-- START OF Records shown --

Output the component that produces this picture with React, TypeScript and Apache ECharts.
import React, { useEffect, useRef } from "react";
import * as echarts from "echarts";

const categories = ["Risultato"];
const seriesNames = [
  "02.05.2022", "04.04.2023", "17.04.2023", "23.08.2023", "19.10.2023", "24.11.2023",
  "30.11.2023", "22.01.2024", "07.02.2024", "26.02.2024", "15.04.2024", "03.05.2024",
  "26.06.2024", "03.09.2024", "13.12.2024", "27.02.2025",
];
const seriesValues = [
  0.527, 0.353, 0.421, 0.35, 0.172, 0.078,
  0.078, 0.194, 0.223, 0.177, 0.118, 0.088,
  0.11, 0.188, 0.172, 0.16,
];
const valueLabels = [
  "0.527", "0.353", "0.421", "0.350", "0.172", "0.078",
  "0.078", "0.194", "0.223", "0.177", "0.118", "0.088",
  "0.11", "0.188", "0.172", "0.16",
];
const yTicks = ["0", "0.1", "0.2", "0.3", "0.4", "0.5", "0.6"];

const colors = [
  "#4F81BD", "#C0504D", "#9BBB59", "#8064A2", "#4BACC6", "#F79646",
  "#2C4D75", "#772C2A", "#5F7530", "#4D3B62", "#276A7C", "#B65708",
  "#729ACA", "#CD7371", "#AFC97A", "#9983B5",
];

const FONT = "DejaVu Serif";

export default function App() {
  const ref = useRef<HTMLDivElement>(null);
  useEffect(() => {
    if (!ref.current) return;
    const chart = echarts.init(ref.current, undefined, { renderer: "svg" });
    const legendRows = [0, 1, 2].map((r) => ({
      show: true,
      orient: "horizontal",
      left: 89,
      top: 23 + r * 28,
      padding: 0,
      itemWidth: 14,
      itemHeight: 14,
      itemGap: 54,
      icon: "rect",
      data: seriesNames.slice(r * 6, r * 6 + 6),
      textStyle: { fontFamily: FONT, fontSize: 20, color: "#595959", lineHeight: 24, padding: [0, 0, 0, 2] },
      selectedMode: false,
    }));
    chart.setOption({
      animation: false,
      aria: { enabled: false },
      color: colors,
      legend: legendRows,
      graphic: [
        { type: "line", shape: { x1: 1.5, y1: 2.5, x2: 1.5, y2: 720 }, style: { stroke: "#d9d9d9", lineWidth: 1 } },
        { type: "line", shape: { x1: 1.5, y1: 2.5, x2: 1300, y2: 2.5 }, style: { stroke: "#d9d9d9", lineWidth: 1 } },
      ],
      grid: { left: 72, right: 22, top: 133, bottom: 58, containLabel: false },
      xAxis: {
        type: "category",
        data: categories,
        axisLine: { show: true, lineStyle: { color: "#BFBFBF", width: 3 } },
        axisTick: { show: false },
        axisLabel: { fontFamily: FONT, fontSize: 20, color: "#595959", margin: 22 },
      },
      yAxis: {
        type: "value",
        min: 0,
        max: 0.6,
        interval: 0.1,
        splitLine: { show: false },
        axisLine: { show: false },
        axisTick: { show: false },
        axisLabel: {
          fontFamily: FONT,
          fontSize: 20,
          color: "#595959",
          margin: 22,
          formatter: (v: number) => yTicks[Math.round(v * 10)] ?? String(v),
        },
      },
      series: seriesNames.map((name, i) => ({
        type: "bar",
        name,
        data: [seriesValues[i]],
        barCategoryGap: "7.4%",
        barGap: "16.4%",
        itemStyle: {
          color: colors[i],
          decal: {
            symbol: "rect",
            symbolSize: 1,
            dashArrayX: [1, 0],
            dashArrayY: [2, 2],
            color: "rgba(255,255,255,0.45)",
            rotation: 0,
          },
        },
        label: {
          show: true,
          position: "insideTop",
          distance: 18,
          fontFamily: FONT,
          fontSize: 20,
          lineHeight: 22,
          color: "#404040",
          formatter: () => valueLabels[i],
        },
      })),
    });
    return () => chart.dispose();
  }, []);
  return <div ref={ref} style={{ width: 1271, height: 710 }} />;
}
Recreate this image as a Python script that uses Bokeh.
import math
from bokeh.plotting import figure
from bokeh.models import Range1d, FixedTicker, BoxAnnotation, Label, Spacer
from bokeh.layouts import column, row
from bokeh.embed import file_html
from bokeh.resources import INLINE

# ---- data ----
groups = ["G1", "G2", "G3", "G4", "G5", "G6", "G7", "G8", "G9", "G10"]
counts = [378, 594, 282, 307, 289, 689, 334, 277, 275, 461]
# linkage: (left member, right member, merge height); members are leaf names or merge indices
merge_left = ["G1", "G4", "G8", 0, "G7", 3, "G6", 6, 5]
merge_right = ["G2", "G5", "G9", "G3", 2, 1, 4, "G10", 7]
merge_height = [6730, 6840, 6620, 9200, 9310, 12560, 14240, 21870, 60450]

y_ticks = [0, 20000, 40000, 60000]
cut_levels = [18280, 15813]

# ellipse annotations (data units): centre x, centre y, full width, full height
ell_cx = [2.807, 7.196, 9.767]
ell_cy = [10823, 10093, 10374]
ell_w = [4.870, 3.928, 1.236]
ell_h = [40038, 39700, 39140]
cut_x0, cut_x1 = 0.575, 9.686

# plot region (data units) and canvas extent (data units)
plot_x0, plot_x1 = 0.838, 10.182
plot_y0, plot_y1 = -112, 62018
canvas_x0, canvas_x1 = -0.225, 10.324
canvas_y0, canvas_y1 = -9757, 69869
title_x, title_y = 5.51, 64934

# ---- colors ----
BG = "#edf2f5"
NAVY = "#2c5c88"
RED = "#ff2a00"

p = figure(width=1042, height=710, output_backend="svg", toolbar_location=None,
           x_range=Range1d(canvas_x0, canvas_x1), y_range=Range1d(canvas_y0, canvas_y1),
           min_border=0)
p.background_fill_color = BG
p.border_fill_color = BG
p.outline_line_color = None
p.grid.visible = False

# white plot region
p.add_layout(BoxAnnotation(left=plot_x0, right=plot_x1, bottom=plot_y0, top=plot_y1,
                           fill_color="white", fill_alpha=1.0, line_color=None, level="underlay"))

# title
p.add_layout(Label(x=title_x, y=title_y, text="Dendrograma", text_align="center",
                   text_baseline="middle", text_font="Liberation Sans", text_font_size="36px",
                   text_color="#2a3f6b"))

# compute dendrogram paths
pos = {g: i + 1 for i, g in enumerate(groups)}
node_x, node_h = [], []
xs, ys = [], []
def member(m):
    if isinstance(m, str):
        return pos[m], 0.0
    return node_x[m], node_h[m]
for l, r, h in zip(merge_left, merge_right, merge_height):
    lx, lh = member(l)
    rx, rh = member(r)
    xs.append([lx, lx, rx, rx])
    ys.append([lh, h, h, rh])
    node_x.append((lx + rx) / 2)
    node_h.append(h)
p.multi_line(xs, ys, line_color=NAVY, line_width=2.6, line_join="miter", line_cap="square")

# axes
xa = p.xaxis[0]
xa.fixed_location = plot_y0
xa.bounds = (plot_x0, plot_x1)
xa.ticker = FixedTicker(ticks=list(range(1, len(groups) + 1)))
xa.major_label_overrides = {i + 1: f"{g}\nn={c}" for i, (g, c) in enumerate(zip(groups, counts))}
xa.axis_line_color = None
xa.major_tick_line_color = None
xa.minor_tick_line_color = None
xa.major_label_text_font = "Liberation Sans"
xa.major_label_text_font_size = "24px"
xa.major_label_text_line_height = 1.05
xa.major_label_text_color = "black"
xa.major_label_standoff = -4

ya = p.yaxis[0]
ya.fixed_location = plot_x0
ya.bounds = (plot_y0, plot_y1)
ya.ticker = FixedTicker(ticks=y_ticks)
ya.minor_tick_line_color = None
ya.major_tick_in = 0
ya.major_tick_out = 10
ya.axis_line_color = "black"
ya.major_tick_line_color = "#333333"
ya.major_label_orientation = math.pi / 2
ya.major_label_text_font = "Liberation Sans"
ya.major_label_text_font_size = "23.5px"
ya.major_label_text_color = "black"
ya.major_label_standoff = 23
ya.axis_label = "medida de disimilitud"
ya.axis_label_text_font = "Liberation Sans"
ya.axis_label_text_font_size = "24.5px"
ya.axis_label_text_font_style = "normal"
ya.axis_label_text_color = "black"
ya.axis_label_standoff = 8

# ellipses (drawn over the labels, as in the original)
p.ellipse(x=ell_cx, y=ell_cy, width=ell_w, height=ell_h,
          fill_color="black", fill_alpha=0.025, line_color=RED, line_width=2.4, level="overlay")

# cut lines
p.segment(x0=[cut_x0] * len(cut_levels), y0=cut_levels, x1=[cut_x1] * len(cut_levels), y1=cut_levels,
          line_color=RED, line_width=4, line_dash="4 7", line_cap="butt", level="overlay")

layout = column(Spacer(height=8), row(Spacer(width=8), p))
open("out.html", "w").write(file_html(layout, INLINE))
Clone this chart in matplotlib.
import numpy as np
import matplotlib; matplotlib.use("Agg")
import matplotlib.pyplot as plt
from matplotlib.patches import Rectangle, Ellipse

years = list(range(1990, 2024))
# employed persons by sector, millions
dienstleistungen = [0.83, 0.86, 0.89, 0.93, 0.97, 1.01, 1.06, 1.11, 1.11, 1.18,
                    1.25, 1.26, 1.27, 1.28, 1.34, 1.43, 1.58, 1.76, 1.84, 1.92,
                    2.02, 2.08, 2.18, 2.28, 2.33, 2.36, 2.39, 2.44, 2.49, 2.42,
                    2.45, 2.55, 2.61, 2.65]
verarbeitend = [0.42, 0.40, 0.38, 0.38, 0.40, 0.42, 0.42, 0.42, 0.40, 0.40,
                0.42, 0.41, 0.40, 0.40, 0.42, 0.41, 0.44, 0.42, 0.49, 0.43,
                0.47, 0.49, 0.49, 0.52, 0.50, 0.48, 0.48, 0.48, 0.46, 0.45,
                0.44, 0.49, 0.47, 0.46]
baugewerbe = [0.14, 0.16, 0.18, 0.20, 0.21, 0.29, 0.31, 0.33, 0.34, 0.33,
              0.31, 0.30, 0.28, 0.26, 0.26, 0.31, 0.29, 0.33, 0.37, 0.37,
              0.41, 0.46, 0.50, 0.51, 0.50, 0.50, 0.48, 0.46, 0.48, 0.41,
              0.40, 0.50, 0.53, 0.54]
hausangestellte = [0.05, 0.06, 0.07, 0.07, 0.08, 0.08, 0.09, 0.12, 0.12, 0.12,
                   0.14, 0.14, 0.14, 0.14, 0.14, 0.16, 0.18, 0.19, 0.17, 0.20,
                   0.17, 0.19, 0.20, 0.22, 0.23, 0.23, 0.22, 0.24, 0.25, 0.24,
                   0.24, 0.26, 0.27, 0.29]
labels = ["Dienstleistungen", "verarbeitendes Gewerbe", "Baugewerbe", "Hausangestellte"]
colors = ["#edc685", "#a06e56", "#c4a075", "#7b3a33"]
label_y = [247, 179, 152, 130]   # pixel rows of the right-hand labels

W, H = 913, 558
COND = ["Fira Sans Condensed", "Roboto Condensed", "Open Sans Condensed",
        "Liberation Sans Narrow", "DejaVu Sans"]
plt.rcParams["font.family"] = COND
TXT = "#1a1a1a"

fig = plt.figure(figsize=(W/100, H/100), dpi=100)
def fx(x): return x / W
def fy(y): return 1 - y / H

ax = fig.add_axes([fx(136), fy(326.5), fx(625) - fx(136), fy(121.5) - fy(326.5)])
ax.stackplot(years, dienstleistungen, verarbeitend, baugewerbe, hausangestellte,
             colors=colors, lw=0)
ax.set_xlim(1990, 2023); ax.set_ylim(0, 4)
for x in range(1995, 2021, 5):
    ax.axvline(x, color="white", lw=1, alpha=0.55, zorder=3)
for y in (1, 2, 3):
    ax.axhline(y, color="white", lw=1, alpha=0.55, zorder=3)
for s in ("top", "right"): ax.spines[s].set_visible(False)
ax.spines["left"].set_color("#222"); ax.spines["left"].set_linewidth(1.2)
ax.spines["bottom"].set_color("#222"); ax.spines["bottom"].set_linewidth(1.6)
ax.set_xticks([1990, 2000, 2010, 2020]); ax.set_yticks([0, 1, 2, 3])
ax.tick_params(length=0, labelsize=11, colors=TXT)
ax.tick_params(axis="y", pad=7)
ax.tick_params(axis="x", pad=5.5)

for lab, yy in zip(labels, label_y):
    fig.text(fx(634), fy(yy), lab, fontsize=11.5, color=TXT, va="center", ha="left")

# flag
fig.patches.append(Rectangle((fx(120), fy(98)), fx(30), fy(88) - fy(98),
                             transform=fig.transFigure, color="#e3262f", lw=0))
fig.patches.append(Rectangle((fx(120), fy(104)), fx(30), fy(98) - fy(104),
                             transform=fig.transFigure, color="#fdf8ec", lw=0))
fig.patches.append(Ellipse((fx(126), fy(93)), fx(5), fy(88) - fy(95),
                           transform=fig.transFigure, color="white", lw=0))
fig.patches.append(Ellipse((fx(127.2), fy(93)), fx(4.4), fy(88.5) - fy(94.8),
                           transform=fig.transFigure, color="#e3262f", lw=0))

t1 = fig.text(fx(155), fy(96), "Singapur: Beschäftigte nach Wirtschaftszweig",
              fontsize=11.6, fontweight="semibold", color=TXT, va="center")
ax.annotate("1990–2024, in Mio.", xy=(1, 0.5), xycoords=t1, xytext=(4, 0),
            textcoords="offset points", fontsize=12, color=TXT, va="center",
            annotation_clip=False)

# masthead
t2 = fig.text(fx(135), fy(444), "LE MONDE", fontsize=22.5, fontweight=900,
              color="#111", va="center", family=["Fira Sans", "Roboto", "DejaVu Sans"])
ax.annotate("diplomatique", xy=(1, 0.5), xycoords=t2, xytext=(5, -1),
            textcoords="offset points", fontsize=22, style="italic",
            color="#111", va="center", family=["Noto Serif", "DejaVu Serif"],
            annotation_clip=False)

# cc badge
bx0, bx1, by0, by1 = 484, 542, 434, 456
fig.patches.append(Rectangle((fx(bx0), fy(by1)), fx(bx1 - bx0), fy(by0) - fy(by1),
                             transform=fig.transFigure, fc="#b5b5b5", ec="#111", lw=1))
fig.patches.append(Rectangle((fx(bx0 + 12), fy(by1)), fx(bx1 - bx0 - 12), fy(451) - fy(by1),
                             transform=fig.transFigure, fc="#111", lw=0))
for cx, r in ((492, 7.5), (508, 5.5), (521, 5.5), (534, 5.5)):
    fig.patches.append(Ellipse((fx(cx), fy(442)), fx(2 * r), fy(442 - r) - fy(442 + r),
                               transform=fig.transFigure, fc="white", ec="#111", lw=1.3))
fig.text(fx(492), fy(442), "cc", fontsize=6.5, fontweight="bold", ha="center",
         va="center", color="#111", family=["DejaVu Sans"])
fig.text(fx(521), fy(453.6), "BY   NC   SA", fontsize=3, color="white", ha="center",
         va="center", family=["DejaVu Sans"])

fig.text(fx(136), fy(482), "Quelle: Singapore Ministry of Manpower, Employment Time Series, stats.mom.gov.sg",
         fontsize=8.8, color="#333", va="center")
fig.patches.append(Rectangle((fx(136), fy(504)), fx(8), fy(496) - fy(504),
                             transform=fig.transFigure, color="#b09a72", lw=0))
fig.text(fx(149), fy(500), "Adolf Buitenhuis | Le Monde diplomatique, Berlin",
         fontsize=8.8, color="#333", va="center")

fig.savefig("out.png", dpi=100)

-- END OF Records shown --

_Objective_:
Locate and copy each line in the data above that includes the word "React".

_Reply to the task_:
Output the component that produces this picture with React, TypeScript and Apache ECharts.
import React, { useEffect, useRef } from "react";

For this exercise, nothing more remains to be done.